### DATA SECTION
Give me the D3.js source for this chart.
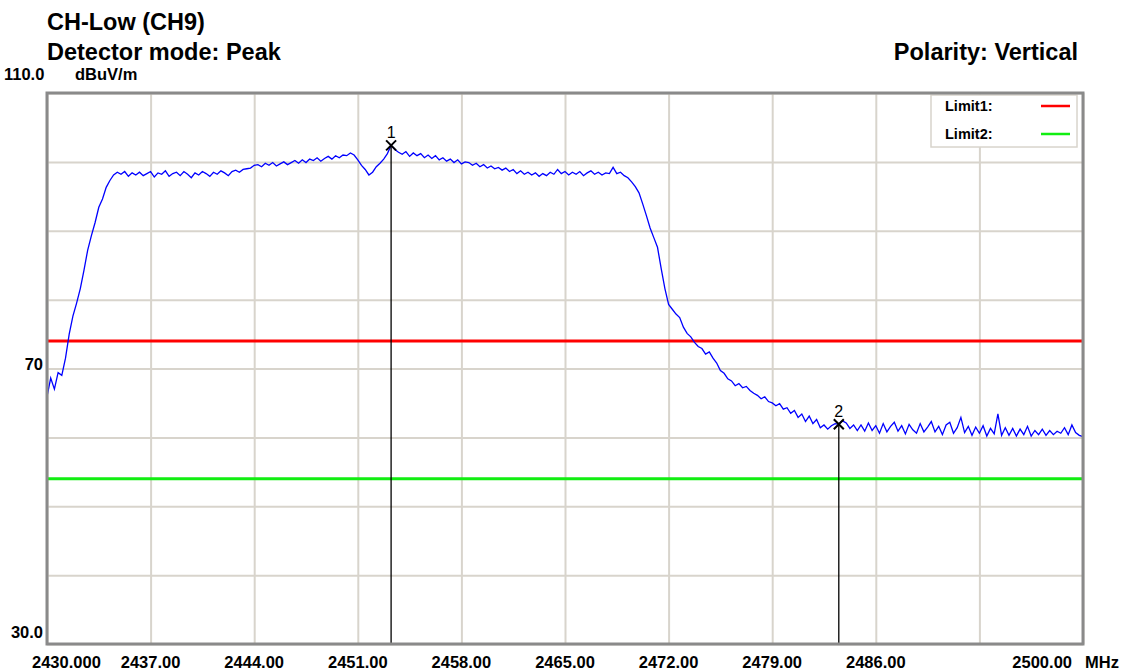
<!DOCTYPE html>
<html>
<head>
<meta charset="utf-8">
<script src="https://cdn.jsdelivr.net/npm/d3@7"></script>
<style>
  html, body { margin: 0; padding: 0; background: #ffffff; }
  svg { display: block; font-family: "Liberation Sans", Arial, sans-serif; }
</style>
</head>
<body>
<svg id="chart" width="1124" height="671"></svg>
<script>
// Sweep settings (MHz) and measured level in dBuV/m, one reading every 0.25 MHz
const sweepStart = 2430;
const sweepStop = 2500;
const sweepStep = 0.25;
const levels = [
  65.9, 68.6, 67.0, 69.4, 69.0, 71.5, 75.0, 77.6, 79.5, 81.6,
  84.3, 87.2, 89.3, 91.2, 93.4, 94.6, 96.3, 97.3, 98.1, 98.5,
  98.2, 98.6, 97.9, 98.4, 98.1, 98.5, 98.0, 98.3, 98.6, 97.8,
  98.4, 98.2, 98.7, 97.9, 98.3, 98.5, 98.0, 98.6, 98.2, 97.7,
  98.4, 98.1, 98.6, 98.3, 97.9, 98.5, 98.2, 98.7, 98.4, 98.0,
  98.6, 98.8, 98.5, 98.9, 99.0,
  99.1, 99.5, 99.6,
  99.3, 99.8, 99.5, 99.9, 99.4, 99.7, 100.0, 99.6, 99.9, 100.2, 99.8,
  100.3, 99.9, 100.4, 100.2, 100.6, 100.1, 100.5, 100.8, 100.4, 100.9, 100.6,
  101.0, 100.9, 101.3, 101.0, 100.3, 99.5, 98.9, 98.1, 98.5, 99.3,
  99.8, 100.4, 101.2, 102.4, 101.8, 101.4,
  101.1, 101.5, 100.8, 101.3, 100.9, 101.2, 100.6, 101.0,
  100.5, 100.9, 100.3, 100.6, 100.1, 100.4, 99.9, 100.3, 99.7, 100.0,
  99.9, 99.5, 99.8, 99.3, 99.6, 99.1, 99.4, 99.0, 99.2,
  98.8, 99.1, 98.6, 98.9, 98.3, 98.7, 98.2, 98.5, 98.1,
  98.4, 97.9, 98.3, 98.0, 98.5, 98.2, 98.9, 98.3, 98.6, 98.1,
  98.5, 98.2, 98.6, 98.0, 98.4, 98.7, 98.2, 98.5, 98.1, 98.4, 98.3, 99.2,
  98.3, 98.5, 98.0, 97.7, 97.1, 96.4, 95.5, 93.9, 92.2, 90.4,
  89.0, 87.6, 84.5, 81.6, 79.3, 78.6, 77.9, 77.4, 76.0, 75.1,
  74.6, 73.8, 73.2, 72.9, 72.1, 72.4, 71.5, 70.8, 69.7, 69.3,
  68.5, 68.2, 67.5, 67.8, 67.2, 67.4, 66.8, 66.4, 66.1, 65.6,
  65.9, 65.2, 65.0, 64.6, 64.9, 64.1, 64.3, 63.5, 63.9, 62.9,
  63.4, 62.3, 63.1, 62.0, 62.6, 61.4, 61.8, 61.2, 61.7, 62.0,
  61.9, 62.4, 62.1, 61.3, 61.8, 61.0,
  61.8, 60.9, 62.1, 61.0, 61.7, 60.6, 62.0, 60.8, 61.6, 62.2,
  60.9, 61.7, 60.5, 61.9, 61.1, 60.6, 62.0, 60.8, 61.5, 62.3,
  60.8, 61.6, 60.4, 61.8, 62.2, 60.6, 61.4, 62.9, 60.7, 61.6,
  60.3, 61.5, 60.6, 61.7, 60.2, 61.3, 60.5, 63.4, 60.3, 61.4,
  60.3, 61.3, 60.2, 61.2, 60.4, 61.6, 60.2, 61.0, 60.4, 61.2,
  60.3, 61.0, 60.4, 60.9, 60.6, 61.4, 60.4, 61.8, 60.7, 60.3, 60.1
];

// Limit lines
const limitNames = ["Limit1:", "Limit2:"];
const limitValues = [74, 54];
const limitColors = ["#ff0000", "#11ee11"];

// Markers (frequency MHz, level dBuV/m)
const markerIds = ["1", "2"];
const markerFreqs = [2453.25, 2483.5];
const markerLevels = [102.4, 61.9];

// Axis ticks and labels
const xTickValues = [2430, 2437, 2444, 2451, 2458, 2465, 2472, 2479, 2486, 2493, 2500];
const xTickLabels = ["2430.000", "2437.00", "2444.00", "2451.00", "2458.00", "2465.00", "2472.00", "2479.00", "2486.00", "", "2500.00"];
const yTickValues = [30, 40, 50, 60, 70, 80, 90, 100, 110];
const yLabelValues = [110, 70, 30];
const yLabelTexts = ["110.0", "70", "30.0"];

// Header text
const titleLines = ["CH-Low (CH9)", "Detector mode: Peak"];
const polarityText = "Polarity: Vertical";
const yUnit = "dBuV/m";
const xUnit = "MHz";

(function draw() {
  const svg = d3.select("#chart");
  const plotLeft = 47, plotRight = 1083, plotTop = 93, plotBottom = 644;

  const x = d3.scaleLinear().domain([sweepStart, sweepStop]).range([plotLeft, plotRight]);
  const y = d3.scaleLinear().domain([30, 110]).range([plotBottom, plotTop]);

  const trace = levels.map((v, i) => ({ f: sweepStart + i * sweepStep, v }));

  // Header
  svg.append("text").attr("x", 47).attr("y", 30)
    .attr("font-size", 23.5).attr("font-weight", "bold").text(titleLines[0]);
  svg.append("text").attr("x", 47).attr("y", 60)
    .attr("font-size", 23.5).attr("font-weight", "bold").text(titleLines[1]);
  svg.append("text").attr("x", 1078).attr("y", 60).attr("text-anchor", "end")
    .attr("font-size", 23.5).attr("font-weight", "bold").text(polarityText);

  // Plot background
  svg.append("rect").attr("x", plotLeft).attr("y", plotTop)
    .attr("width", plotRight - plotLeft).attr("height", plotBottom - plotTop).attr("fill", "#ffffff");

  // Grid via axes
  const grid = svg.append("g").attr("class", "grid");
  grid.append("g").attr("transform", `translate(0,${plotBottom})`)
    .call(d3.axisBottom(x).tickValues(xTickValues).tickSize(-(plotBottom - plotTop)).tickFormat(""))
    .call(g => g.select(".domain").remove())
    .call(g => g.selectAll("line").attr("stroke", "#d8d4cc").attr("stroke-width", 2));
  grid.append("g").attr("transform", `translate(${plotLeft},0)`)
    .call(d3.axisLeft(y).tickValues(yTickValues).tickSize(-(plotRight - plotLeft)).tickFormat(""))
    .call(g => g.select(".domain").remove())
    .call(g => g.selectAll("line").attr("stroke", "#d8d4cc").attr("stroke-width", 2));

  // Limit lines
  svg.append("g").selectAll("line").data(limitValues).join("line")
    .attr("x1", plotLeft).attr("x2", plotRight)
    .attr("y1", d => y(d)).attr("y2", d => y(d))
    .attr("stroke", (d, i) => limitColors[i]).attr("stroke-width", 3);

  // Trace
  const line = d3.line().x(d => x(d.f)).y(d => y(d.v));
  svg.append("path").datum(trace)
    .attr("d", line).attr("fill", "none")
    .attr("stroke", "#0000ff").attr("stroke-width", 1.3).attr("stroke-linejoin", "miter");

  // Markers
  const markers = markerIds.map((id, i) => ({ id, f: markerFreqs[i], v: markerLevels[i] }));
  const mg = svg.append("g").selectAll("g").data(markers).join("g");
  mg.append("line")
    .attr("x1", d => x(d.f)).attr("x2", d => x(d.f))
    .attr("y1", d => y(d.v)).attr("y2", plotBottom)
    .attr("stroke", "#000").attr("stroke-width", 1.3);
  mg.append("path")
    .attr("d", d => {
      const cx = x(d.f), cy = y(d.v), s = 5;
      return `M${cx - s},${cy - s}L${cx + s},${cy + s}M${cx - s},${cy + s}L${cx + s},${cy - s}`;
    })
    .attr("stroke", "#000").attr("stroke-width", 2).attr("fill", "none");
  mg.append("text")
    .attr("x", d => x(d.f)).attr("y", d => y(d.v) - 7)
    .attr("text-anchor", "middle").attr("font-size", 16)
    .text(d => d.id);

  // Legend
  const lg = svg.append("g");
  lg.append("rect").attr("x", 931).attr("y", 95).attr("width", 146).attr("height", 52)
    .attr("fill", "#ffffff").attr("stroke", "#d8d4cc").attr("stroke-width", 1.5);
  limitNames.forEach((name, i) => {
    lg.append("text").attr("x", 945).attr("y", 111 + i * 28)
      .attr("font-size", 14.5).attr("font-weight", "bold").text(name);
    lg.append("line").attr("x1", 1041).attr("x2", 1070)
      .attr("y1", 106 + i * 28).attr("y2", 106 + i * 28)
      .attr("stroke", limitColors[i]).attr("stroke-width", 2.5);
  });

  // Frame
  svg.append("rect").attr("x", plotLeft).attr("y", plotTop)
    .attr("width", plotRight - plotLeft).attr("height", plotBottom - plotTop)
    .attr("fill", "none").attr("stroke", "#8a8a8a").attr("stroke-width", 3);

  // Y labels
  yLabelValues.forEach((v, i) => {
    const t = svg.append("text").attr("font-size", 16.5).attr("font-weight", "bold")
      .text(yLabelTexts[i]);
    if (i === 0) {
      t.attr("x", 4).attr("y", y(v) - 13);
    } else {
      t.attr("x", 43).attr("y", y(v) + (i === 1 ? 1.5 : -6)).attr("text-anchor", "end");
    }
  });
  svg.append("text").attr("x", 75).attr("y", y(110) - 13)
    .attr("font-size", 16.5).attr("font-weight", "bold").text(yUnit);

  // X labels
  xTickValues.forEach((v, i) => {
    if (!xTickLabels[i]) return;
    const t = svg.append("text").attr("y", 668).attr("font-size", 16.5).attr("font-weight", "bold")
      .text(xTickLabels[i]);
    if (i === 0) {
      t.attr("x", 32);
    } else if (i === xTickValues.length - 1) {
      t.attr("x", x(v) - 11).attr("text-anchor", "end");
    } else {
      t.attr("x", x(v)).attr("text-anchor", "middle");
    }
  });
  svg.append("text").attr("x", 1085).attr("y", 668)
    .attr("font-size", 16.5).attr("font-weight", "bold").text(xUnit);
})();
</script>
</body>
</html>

### EXERCISE BRIEF
Copy every line above in which the string "chart" shows up.

### COMPLETED TASK
Give me the D3.js source for this chart.
<svg id="chart" width="1124" height="671"></svg>
  const svg = d3.select("#chart");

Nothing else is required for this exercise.